NodeAtPath returns node at given relative path from this starting dir.

func (*Node) Nodes

func (dir *Node) Nodes(names ...string) ([]*Node, error)

Nodes returns a slice of Nodes in given directory by names variadic list. If list is empty, then all nodes in the directory are returned. returned error reports any nodes not found, or if not a directory.

func (*Node) NodesAlphaFunc

func (dir *Node) NodesAlphaFunc(fun func(nd *Node) bool) []*Node

NodesAlphaFunc returns leaf nodes under given directory, filtered by given function, with nodes at each directory level traversed in alphabetical order, recursively descending into directories to return a flat list of the entire subtree, in directory order (e.g., order added). The function can filter out directories to prune the tree.
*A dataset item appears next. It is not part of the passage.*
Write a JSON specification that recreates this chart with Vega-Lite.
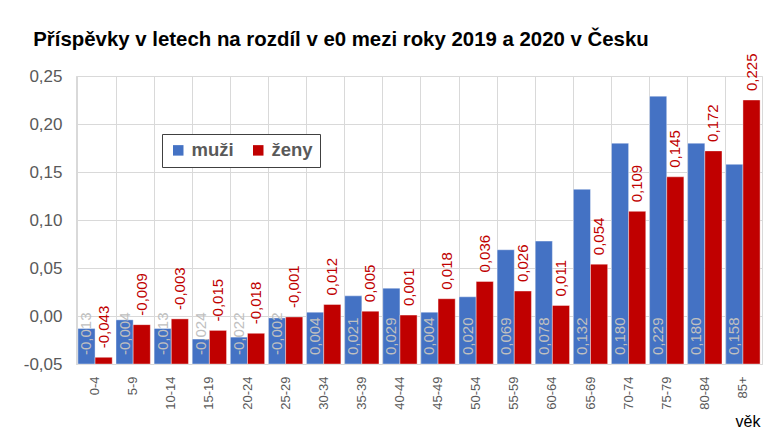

If func is nil, all leaf Nodes are returned.

func (*Node) NodesFunc

func (dir *Node) NodesFunc(fun func(nd *Node) bool) []*Node

NodesFunc returns leaf Nodes under given directory, filtered by given function, recursively descending into directories to return a flat list of the entire subtree, in directory order (e.g., order added). The function can filter out directories to prune the tree. If func is nil, all leaf Nodes are returned.

func (*Node) Open

func (nd *Node) Open(name string) (fs.File, error)

Open opens the given node at given path within this tensorfs filesystem.

func (*Node) Path

func (dir *Node) Path() string

Path returns the full path to this data node

func (*Node) ReadDir

func (nd *Node) ReadDir(dir string) ([]fs.DirEntry, error)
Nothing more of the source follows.